Count each line in which the word "this" appears. Reply with the total and nothing more.

Start Dataset excerpts

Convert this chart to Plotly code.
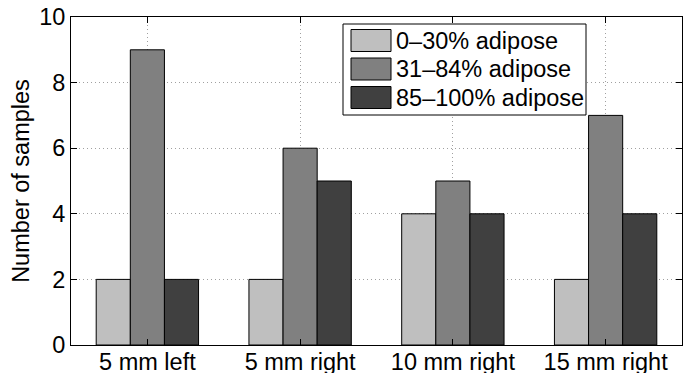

End Dataset excerpts
Start Dataset excerpts

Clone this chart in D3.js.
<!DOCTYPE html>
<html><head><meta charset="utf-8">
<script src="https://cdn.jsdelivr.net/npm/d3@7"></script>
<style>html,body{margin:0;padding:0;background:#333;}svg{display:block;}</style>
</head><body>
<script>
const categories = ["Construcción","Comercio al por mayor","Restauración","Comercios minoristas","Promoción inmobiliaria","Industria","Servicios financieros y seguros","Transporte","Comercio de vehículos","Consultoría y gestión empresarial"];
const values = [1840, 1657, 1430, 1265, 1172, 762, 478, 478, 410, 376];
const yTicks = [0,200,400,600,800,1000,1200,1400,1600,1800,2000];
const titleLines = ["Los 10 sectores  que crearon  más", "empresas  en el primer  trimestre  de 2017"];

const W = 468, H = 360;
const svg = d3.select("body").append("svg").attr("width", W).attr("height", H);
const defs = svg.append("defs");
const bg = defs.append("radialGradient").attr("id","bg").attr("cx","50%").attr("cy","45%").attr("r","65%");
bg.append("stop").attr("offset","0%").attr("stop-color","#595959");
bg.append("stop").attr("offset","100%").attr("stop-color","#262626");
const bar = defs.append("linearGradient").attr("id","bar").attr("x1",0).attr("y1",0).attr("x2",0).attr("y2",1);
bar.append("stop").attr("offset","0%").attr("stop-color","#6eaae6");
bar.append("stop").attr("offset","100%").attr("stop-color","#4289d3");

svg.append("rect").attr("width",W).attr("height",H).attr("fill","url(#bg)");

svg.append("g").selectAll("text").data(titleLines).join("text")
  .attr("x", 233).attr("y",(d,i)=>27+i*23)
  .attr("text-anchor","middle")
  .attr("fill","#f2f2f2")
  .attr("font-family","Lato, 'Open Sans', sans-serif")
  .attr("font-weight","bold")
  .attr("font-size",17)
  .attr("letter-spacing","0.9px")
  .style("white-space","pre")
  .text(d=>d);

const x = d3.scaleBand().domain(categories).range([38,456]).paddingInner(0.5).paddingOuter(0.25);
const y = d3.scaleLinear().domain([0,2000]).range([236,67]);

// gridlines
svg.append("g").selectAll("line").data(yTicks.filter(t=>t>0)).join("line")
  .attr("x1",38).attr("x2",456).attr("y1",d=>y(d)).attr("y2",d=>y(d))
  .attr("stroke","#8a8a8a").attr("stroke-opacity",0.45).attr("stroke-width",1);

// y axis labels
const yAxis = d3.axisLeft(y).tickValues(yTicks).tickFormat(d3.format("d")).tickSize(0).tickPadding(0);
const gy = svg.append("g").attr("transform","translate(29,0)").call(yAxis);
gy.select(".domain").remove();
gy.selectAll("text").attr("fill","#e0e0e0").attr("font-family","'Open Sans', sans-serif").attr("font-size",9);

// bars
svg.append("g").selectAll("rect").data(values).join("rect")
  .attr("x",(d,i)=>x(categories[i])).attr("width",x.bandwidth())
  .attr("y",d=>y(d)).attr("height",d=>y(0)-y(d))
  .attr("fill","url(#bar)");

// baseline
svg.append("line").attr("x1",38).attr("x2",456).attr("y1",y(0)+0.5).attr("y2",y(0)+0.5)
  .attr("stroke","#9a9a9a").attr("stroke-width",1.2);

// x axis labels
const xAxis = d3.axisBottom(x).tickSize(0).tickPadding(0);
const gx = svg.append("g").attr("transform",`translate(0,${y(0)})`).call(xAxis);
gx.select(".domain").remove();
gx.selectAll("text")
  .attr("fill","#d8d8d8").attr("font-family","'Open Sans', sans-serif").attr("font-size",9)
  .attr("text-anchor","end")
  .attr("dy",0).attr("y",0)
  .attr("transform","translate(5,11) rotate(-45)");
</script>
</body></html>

End Dataset excerpts

### The solution
2